### Source material

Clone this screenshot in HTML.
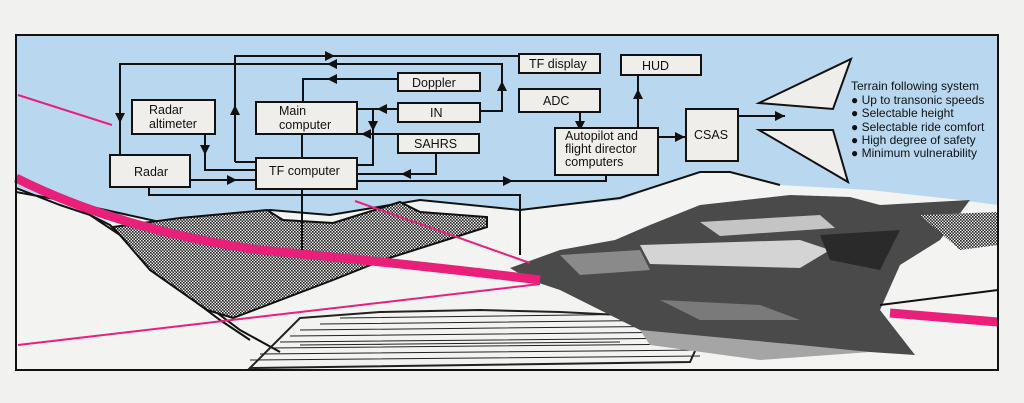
<!DOCTYPE html>
<html><head><meta charset="utf-8"><style>
html,body{margin:0;padding:0;background:#f1f1ef;}
svg{display:block}
text{font-family:"Liberation Sans",sans-serif;fill:#111;}
</style></head><body>
<svg width="1024" height="403" viewBox="0 0 1024 403" xmlns="http://www.w3.org/2000/svg">
<defs>
<pattern id="chk" width="3" height="3" patternUnits="userSpaceOnUse">
<rect width="3" height="3" fill="#eee"/><rect width="1.6" height="1.6" fill="#222"/><rect x="1.5" y="1.5" width="1.5" height="1.5" fill="#222"/>
</pattern>
<marker id="a" viewBox="0 0 10 10" refX="5" refY="5" markerWidth="5" markerHeight="5" orient="auto"><path d="M0,0L10,5L0,10z" fill="#111"/></marker>
</defs>
<rect width="1024" height="403" fill="#f1f1ef"/>
<rect x="16" y="35" width="982" height="335" fill="#f3f3f1"/>
<path d="M16,35H998V205L960,200L870,190L780,185L730,172L700,172L620,200L520,210L480,205L420,200L330,215L270,210L160,222L60,200L16,190Z" fill="#b9d8ef"/>
<path d="M16,192L60,200L160,222L270,210L330,215L420,200L520,210L620,198L700,172L730,172L780,185" fill="none" stroke="#111" stroke-width="2"/>
<path d="M16,188L60,205L90,215L120,235L160,262L200,300L240,330L280,352" fill="none" stroke="#111" stroke-width="2"/>
<path d="M80,210L110,225L140,255L180,290L220,320L250,340" fill="none" stroke="#111" stroke-width="2"/>
<path d="M113,227L180,218L267,210L283,220L333,223L400,202L420,212L487,217L487,227L383,260L333,280L233,318L207,310L150,270Z" fill="url(#chk)" stroke="#111" stroke-width="2"/>
<g stroke="#222" stroke-width="1" fill="none">
<path d="M300,330L700,326M290,336L700,332M280,342L700,338M270,348L700,344M260,354L700,350M250,360L700,356M320,324L690,320M340,318L660,314M300,345L620,342"/>
<path d="M300,318L380,312L480,310L560,312L680,318L700,340L690,362L250,368Z" stroke-width="2"/>
</g>
<!-- aircraft -->
<path d="M510,268L560,250L615,240L650,225L700,205L790,195L850,197L880,205L970,200L940,240L900,265L880,310L915,355L870,352L800,350L700,340L640,330L600,310L560,290L530,280Z" fill="#4a4a4a"/>
<path d="M560,255L640,250L650,270L580,275Z" fill="#8a8a8a"/>
<path d="M640,245L800,240L830,250L800,268L650,264Z" fill="#d4d4d4"/>
<path d="M700,222L820,215L835,228L720,236Z" fill="#c4c4c4"/>
<path d="M820,235L900,230L880,270L830,260Z" fill="#2a2a2a"/>
<path d="M660,300L760,305L800,320L700,320Z" fill="#7a7a7a"/>
<path d="M640,330L800,345L870,352L760,360L650,345Z" fill="#a5a5a5"/>
<path d="M920,215L998,212V245L960,250Z" fill="url(#chk)"/>
<path d="M16,178Q120,230 260,250Q420,265 540,280" fill="none" stroke="#e8207a" stroke-width="9"/>
<path d="M18,95L112,125M355,201L530,263M18,345L540,284" stroke="#e8207a" stroke-width="2"/>
<path d="M890,313L998,322" stroke="#e8207a" stroke-width="9"/>
<path d="M880,305L998,290" stroke="#111" stroke-width="2"/>
<rect x="16" y="35" width="982" height="335" fill="none" stroke="#111" stroke-width="2"/>
<g stroke="#111" stroke-width="2" fill="none">
<path d="M235,162V56H519"/><path d="M235,130V110" marker-end="url(#a)"/><path d="M300,56H330" marker-end="url(#a)"/>
<path d="M235,162H256"/>
<path d="M480,111H502V64H120V155"/><path d="M502,100V86" marker-end="url(#a)"/><path d="M360,64H332" marker-end="url(#a)"/><path d="M120,100V118" marker-end="url(#a)"/>
<path d="M398,79H303V102"/><path d="M350,79H332" marker-end="url(#a)"/>
<path d="M398,109H357"/><path d="M398,109H382" marker-end="url(#a)"/>
<path d="M373,109V165H357"/><path d="M373,112V126" marker-end="url(#a)"/>
<path d="M398,134H357"/><path d="M380,134H366" marker-end="url(#a)"/>
<path d="M436,153V174H357"/><path d="M420,174H406" marker-end="url(#a)"/>
<path d="M302,134V158"/>
<path d="M205,134V170H256"/><path d="M205,138V150" marker-end="url(#a)"/>
<path d="M190,180H256"/><path d="M215,180H232" marker-end="url(#a)"/>
<path d="M357,181H606V175"/><path d="M490,181H508" marker-end="url(#a)"/>
<path d="M149,187V195H520V255"/><path d="M302,189V250"/>
<path d="M580,112V128"/><path d="M580,112V126" marker-end="url(#a)"/>
<path d="M638,128V75"/><path d="M638,110V94" marker-end="url(#a)"/>
<path d="M658,137H686"/><path d="M662,137H680" marker-end="url(#a)"/>
<path d="M738,116H785"/><path d="M760,116H780" marker-end="url(#a)"/>
</g>
<g fill="#efeeea" stroke="#111" stroke-width="2">
<rect x="519" y="54" width="81" height="19"/>
<rect x="398" y="73" width="82" height="18"/>
<rect x="398" y="103" width="82" height="19"/>
<rect x="398" y="134" width="81" height="19"/>
<rect x="256" y="102" width="101" height="32"/>
<rect x="132" y="100" width="83" height="34"/>
<rect x="110" y="155" width="80" height="32"/>
<rect x="256" y="158" width="101" height="31"/>
<rect x="519" y="89" width="81" height="23"/>
<rect x="555" y="128" width="103" height="47"/>
<rect x="621" y="55" width="80" height="20"/>
<rect x="686" y="109" width="52" height="52"/>
<path d="M759,103L851,59L833,109Z"/>
<path d="M759,130L833,130L848,182Z"/>
</g>
<g font-size="12.5">
<text x="529" y="68">TF display</text>
<text x="412" y="87">Doppler</text>
<text x="430" y="117">IN</text>
<text x="414" y="148">SAHRS</text>
<text x="279" y="115">Main</text><text x="279" y="129">computer</text>
<text x="149" y="114">Radar</text><text x="149" y="128">altimeter</text>
<text x="134" y="176">Radar</text>
<text x="269" y="175">TF computer</text>
<text x="543" y="105">ADC</text>
<text x="565" y="140">Autopilot and</text><text x="565" y="153">flight director</text><text x="565" y="166">computers</text>
<text x="642" y="70">HUD</text>
<text x="694" y="139">CSAS</text>
</g>
<g font-size="12">
<text x="851" y="90">Terrain following system</text>
<text x="851" y="104">● Up to transonic speeds</text>
<text x="851" y="117">● Selectable height</text>
<text x="851" y="131">● Selectable ride comfort</text>
<text x="851" y="144">● High degree of safety</text>
<text x="851" y="157">● Minimum vulnerability</text>
</g>
</svg>
</body></html>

### Problem requirements
Write out again every line above exactly as given; the pictures do not belong in the copy.

### Result for this exercise
Clone this screenshot in HTML.
<!DOCTYPE html>
<html><head><meta charset="utf-8"><style>
html,body{margin:0;padding:0;background:#f1f1ef;}
svg{display:block}
text{font-family:"Liberation Sans",sans-serif;fill:#111;}
</style></head><body>
<svg width="1024" height="403" viewBox="0 0 1024 403" xmlns="http://www.w3.org/2000/svg">
<defs>
<pattern id="chk" width="3" height="3" patternUnits="userSpaceOnUse">
<rect width="3" height="3" fill="#eee"/><rect width="1.6" height="1.6" fill="#222"/><rect x="1.5" y="1.5" width="1.5" height="1.5" fill="#222"/>
</pattern>
<marker id="a" viewBox="0 0 10 10" refX="5" refY="5" markerWidth="5" markerHeight="5" orient="auto"><path d="M0,0L10,5L0,10z" fill="#111"/></marker>
</defs>
<rect width="1024" height="403" fill="#f1f1ef"/>
<rect x="16" y="35" width="982" height="335" fill="#f3f3f1"/>
<path d="M16,35H998V205L960,200L870,190L780,185L730,172L700,172L620,200L520,210L480,205L420,200L330,215L270,210L160,222L60,200L16,190Z" fill="#b9d8ef"/>
<path d="M16,192L60,200L160,222L270,210L330,215L420,200L520,210L620,198L700,172L730,172L780,185" fill="none" stroke="#111" stroke-width="2"/>
<path d="M16,188L60,205L90,215L120,235L160,262L200,300L240,330L280,352" fill="none" stroke="#111" stroke-width="2"/>
<path d="M80,210L110,225L140,255L180,290L220,320L250,340" fill="none" stroke="#111" stroke-width="2"/>
<path d="M113,227L180,218L267,210L283,220L333,223L400,202L420,212L487,217L487,227L383,260L333,280L233,318L207,310L150,270Z" fill="url(#chk)" stroke="#111" stroke-width="2"/>
<g stroke="#222" stroke-width="1" fill="none">
<path d="M300,330L700,326M290,336L700,332M280,342L700,338M270,348L700,344M260,354L700,350M250,360L700,356M320,324L690,320M340,318L660,314M300,345L620,342"/>
<path d="M300,318L380,312L480,310L560,312L680,318L700,340L690,362L250,368Z" stroke-width="2"/>
</g>
<!-- aircraft -->
<path d="M510,268L560,250L615,240L650,225L700,205L790,195L850,197L880,205L970,200L940,240L900,265L880,310L915,355L870,352L800,350L700,340L640,330L600,310L560,290L530,280Z" fill="#4a4a4a"/>
<path d="M560,255L640,250L650,270L580,275Z" fill="#8a8a8a"/>
<path d="M640,245L800,240L830,250L800,268L650,264Z" fill="#d4d4d4"/>
<path d="M700,222L820,215L835,228L720,236Z" fill="#c4c4c4"/>
<path d="M820,235L900,230L880,270L830,260Z" fill="#2a2a2a"/>
<path d="M660,300L760,305L800,320L700,320Z" fill="#7a7a7a"/>
<path d="M640,330L800,345L870,352L760,360L650,345Z" fill="#a5a5a5"/>
<path d="M920,215L998,212V245L960,250Z" fill="url(#chk)"/>
<path d="M16,178Q120,230 260,250Q420,265 540,280" fill="none" stroke="#e8207a" stroke-width="9"/>
<path d="M18,95L112,125M355,201L530,263M18,345L540,284" stroke="#e8207a" stroke-width="2"/>
<path d="M890,313L998,322" stroke="#e8207a" stroke-width="9"/>
<path d="M880,305L998,290" stroke="#111" stroke-width="2"/>
<rect x="16" y="35" width="982" height="335" fill="none" stroke="#111" stroke-width="2"/>
<g stroke="#111" stroke-width="2" fill="none">
<path d="M235,162V56H519"/><path d="M235,130V110" marker-end="url(#a)"/><path d="M300,56H330" marker-end="url(#a)"/>
<path d="M235,162H256"/>
<path d="M480,111H502V64H120V155"/><path d="M502,100V86" marker-end="url(#a)"/><path d="M360,64H332" marker-end="url(#a)"/><path d="M120,100V118" marker-end="url(#a)"/>
<path d="M398,79H303V102"/><path d="M350,79H332" marker-end="url(#a)"/>
<path d="M398,109H357"/><path d="M398,109H382" marker-end="url(#a)"/>
<path d="M373,109V165H357"/><path d="M373,112V126" marker-end="url(#a)"/>
<path d="M398,134H357"/><path d="M380,134H366" marker-end="url(#a)"/>
<path d="M436,153V174H357"/><path d="M420,174H406" marker-end="url(#a)"/>
<path d="M302,134V158"/>
<path d="M205,134V170H256"/><path d="M205,138V150" marker-end="url(#a)"/>
<path d="M190,180H256"/><path d="M215,180H232" marker-end="url(#a)"/>
<path d="M357,181H606V175"/><path d="M490,181H508" marker-end="url(#a)"/>
<path d="M149,187V195H520V255"/><path d="M302,189V250"/>
<path d="M580,112V128"/><path d="M580,112V126" marker-end="url(#a)"/>
<path d="M638,128V75"/><path d="M638,110V94" marker-end="url(#a)"/>
<path d="M658,137H686"/><path d="M662,137H680" marker-end="url(#a)"/>
<path d="M738,116H785"/><path d="M760,116H780" marker-end="url(#a)"/>
</g>
<g fill="#efeeea" stroke="#111" stroke-width="2">
<rect x="519" y="54" width="81" height="19"/>
<rect x="398" y="73" width="82" height="18"/>
<rect x="398" y="103" width="82" height="19"/>
<rect x="398" y="134" width="81" height="19"/>
<rect x="256" y="102" width="101" height="32"/>
<rect x="132" y="100" width="83" height="34"/>
<rect x="110" y="155" width="80" height="32"/>
<rect x="256" y="158" width="101" height="31"/>
<rect x="519" y="89" width="81" height="23"/>
<rect x="555" y="128" width="103" height="47"/>
<rect x="621" y="55" width="80" height="20"/>
<rect x="686" y="109" width="52" height="52"/>
<path d="M759,103L851,59L833,109Z"/>
<path d="M759,130L833,130L848,182Z"/>
</g>
<g font-size="12.5">
<text x="529" y="68">TF display</text>
<text x="412" y="87">Doppler</text>
<text x="430" y="117">IN</text>
<text x="414" y="148">SAHRS</text>
<text x="279" y="115">Main</text><text x="279" y="129">computer</text>
<text x="149" y="114">Radar</text><text x="149" y="128">altimeter</text>
<text x="134" y="176">Radar</text>
<text x="269" y="175">TF computer</text>
<text x="543" y="105">ADC</text>
<text x="565" y="140">Autopilot and</text><text x="565" y="153">flight director</text><text x="565" y="166">computers</text>
<text x="642" y="70">HUD</text>
<text x="694" y="139">CSAS</text>
</g>
<g font-size="12">
<text x="851" y="90">Terrain following system</text>
<text x="851" y="104">● Up to transonic speeds</text>
<text x="851" y="117">● Selectable height</text>
<text x="851" y="131">● Selectable ride comfort</text>
<text x="851" y="144">● High degree of safety</text>
<text x="851" y="157">● Minimum vulnerability</text>
</g>
</svg>
</body></html>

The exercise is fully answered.